LONDON – With Canadian Federal elections drawing to an end, the Liberal Party of Canada has retired their Michael Ignatieff statue and returned the unit to Madame Tussauds wax museum in London.
The unit, product name IGNAT 2.0, which served as the leader of the Liberal Party of Canada since 2009, was sealed inside a wooden casket yesterday and flown to the Madame Tussauds London branch where it will remain in storage until further notice. Museum engineers will spend a few days debriefing the automaton to gather data for future models.
Despite its mediocre reception with the Canadian public, Liberal party members said they were not disappointed with the interactive statue overall.
“We got some good mileage out of it,” said Liberal MP Omar Al-Ghabra of the Erindale riding. “And, to be honest, it succeeded a lot more than we’d hoped. We’ll definitely consider Tussauds’ museums for future Liberal leaders.”
Madame Tussauds, a famous world-wide collection of wax sculptures, originally constructed Ignatieff in partnership with Honda Robotics, the same developers behind the ASIMO robot. The Liberal Party of Canada commissioned the IGNAT 2.0 after realizing that since Jean Chretien left, most Liberal leaders have been robots anyway.
The Ignatieff project marks the first time Tussauds and Honda have partnered to create a realistic figure which can interact with humans, run as the leader of a major political party, and climb stairs.
Tussauds provided the unit with basic robotics and audio-animatronics technology, while Honda engineers gave the IGNAT unit the ability to shake hands and evade difficult questions on the fly.
“We gained some really valuable field knowledge by seeing the IGNAT 2.0 in action,” said Shigeyuki Hojo, a programmer who spent months designing Ignatieff’s baby-holding protocol. “The robot is still in its beta stage, but it performed beyond our expectations.”
During active duty, the Ignatieff statue ran in two elections and completed several nation-wide tours. The manufacturers are currently analyzing the data to unearth information for future models.
“We’ve found many areas to improve on,” Hojo said. “Like a more convincing and likeable personality simulator. Also, although the IGNAT unit performed well on stairs, escalators still caused it to stumble on occasion.”
Artisans from Tussauds also noted that the figure’s exterior shell needed improvement.
“The statue wasn’t ready for full duty yet,” added Yuri Boychuk, the lead sculptor responsible for Michael Ignatieff’s facial features. “I’ve looked at the wax we used. It definitively started to show some serious wear.
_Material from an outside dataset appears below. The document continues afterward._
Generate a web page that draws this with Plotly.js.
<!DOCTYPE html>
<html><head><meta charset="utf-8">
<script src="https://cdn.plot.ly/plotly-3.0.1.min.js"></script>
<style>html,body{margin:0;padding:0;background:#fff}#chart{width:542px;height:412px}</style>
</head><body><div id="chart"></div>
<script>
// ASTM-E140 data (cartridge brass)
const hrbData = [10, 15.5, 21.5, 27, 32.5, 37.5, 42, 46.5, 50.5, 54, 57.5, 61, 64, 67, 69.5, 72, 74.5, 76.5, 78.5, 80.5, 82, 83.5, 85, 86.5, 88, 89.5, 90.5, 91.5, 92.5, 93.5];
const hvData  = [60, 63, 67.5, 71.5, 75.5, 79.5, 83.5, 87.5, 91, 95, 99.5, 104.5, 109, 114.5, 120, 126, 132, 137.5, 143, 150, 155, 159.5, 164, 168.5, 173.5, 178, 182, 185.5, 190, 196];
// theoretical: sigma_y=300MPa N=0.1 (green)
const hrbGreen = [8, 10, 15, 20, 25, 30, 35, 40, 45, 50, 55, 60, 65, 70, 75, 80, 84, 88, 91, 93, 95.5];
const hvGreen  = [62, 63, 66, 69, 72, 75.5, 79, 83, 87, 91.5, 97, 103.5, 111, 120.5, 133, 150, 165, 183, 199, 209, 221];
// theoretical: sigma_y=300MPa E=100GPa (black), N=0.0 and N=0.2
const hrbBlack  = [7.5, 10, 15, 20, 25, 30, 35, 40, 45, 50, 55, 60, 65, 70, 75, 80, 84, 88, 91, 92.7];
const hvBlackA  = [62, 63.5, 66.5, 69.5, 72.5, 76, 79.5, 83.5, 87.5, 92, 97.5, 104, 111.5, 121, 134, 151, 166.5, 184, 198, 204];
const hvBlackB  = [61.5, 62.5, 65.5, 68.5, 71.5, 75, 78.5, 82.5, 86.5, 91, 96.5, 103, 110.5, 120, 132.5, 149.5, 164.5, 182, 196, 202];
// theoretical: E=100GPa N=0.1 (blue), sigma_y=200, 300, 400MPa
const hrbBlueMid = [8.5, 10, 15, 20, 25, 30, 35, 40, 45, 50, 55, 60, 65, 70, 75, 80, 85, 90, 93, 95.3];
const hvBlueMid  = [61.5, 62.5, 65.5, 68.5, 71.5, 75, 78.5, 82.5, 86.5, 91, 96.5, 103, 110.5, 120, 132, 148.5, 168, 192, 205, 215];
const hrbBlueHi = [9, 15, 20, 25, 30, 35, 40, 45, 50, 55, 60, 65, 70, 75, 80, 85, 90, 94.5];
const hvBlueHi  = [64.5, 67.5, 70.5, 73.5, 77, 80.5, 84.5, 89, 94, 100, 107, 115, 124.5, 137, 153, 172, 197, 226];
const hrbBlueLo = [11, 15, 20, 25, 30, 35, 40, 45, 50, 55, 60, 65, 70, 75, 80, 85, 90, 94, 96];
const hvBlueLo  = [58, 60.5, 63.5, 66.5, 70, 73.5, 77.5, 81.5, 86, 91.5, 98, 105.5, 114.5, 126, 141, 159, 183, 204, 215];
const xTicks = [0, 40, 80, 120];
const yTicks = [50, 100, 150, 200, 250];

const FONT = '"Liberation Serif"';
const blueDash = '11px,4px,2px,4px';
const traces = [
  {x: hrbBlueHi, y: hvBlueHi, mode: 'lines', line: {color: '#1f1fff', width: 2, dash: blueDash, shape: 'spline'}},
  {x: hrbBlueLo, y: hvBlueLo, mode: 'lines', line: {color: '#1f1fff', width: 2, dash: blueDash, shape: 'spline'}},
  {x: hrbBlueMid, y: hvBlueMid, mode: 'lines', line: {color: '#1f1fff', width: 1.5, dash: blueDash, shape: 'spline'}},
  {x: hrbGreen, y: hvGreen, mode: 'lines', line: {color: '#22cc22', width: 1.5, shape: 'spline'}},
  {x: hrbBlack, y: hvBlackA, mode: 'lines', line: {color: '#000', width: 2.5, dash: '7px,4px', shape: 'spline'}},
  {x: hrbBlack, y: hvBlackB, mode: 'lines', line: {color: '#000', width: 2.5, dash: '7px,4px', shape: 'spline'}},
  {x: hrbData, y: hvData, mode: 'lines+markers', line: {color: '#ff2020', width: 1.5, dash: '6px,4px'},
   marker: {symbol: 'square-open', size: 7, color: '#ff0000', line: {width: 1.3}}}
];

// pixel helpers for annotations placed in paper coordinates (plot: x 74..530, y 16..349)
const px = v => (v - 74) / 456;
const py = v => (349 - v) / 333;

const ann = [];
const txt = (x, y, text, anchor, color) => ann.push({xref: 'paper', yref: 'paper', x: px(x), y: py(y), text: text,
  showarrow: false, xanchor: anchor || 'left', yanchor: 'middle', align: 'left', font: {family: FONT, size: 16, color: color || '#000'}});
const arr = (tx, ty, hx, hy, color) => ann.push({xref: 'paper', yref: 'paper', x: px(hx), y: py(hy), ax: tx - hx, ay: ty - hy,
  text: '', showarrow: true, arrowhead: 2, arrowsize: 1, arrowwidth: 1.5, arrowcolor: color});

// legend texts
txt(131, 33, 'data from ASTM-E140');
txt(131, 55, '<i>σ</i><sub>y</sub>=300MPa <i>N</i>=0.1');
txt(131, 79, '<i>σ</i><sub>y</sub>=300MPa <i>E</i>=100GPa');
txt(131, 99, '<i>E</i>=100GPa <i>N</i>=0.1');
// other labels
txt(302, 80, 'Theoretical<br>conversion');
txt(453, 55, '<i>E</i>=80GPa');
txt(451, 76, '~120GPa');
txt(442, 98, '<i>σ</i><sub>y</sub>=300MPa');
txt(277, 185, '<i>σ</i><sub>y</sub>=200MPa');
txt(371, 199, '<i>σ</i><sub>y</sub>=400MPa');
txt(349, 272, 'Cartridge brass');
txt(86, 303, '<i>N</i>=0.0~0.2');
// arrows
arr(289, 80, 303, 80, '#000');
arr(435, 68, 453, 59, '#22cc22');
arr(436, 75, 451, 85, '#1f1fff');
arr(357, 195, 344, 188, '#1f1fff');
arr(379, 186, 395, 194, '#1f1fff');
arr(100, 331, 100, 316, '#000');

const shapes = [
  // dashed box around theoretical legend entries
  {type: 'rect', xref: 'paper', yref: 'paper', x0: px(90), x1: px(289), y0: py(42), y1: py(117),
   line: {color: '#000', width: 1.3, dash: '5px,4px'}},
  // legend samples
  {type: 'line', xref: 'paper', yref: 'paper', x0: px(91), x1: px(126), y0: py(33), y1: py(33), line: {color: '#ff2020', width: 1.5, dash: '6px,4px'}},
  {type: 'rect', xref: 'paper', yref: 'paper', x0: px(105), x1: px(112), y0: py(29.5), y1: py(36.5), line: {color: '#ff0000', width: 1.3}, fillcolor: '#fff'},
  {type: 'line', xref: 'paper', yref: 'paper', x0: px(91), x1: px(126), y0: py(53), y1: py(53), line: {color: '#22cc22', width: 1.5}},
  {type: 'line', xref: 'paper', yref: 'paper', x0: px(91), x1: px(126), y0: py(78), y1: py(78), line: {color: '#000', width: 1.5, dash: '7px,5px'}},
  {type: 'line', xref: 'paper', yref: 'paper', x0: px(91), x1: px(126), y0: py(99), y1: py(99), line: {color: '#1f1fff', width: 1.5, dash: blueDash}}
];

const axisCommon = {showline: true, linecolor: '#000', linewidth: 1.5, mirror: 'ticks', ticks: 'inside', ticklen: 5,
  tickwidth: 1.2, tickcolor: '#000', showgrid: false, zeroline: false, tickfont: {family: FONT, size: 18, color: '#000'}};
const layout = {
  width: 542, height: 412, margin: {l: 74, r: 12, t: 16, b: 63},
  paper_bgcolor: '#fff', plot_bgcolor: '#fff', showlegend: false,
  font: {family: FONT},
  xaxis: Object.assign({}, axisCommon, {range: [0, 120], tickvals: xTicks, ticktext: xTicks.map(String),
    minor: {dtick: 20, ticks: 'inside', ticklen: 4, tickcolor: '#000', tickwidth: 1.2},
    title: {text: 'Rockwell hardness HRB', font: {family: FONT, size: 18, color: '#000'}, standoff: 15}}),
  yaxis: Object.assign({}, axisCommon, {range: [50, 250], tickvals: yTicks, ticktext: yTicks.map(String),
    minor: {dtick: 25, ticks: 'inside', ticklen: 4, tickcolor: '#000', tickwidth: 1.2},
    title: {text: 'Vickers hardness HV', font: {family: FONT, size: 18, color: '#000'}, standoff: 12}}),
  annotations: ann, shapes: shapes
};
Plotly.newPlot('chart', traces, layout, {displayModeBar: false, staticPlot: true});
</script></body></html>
At the end of the run, we had to keep it in the same eerie smiling position because the wax was starting to crack.”
Continued Boychuk: “We also went a bit overboard with the eyebrows.”
Although the robot failed to secure the position of Prime Minister, members of the IGNAT team still feel that the unit could be useful for basic tasks such as that of professor, librarian, or scarecrow.
“The unit’s still got a few good years left,” said one engineer. “The skin’s already started to crack, but I estimate it can last another 18 months before the underlying cybernetics become really visible.”
As of press time, the IGNAT unit had been causing problems at the Tussauds London branch, where museum staff are reporting the figure continues to break out of its storage crate.
“We tried to keep him in our basement facility,” said Tussauds Museum security guard Bill Keeps. “But he keeps coming upstairs to greet visitors and distribute pamphlets. That’s all he knows how to do it seems. Anyway, we can’t fix it until we receive a software upgrade.”
Added Keeps: “At least our Gilles Duceppe statue doesn’t bother us. It just sits there.”